Loaded Potato Soup

Topped with crumbled bacon

Ingredients

  • 5 strips bacon
  • 1 tablespoon butter
  • 1 onion, chopped
  • 3 minced garlic cloves
  • 3 celery stalks, chopped
  • 1 tablespoon olive oil
  • 1 tablespoon garlic powder
  • 1 tablespoon cayenne pepper (I use 1/2 of this; otherwise, too hot.)
  • 2 pounds unpeeled, washed red potatoes, cut into 1-inch pieces
  • 1 cup heavy cream
  • 5 cups milk
  • Salt and pepper to taste
  • 1 cup sour cream
  • 1 cup grated cheddar cheese plus more for garnish
  • Scallions, for garnish
  • Additional shredded cheese, for garnish

Directions

  • In a large, heavy-bottom pot, cook bacon until crispy.
  • Remove bacon from pot, and transfer to a paper-towel-lined plate
  • Leave bacon grease in pot, and add 1 tablespoon butter to pot. Melt.
  • Add onion and garlic to the pot. Sauté for 2-3 minutes.
  • Add celery, and keep cooking over medium-high heat until tender.
  • Make a quarter-sized open spot in the bottom of the pot, and pour olive oil onto that spot followed by the garlic powder and cayenne pepper.
  • Let the spices toast for 30-seconds, then mix well with the vegetables already in the pot.
  • Add potatoes, heavy cream and milk to the pot.
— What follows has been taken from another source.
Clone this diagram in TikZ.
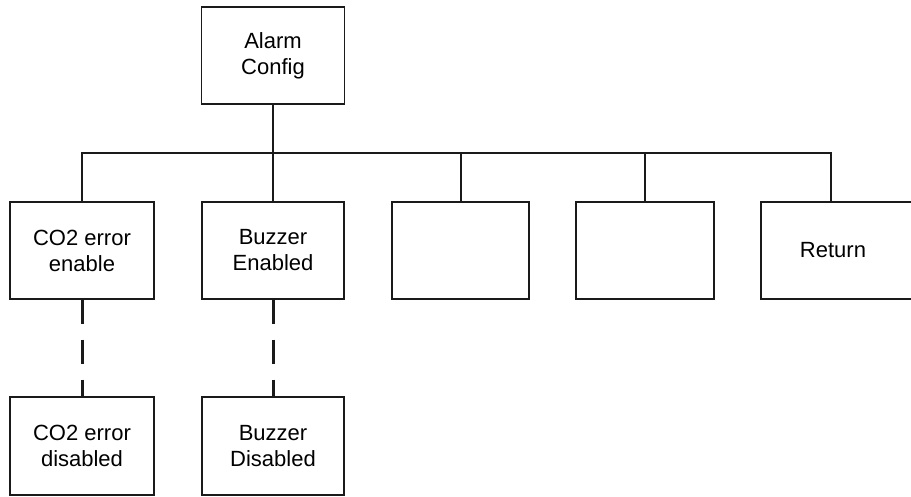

Season generously with salt and pepper, mix well and bring to a boil.
  • Turn the heat down to a simmer, cover and cook for 15-20 minutes (I simmer for almost an hour.)
  • While the soup cooks, chop the bacon strips into small bits and set aside.
  • After cooking, blend the soup with an immersion blender or mash into a chunkier soup with a potato masher.
  • Remove from burner.
  • Stir in the sour cream and grated cheddar cheese.
  • Serve hot, and garnish with scallions (green onions), cheese and bacon bits.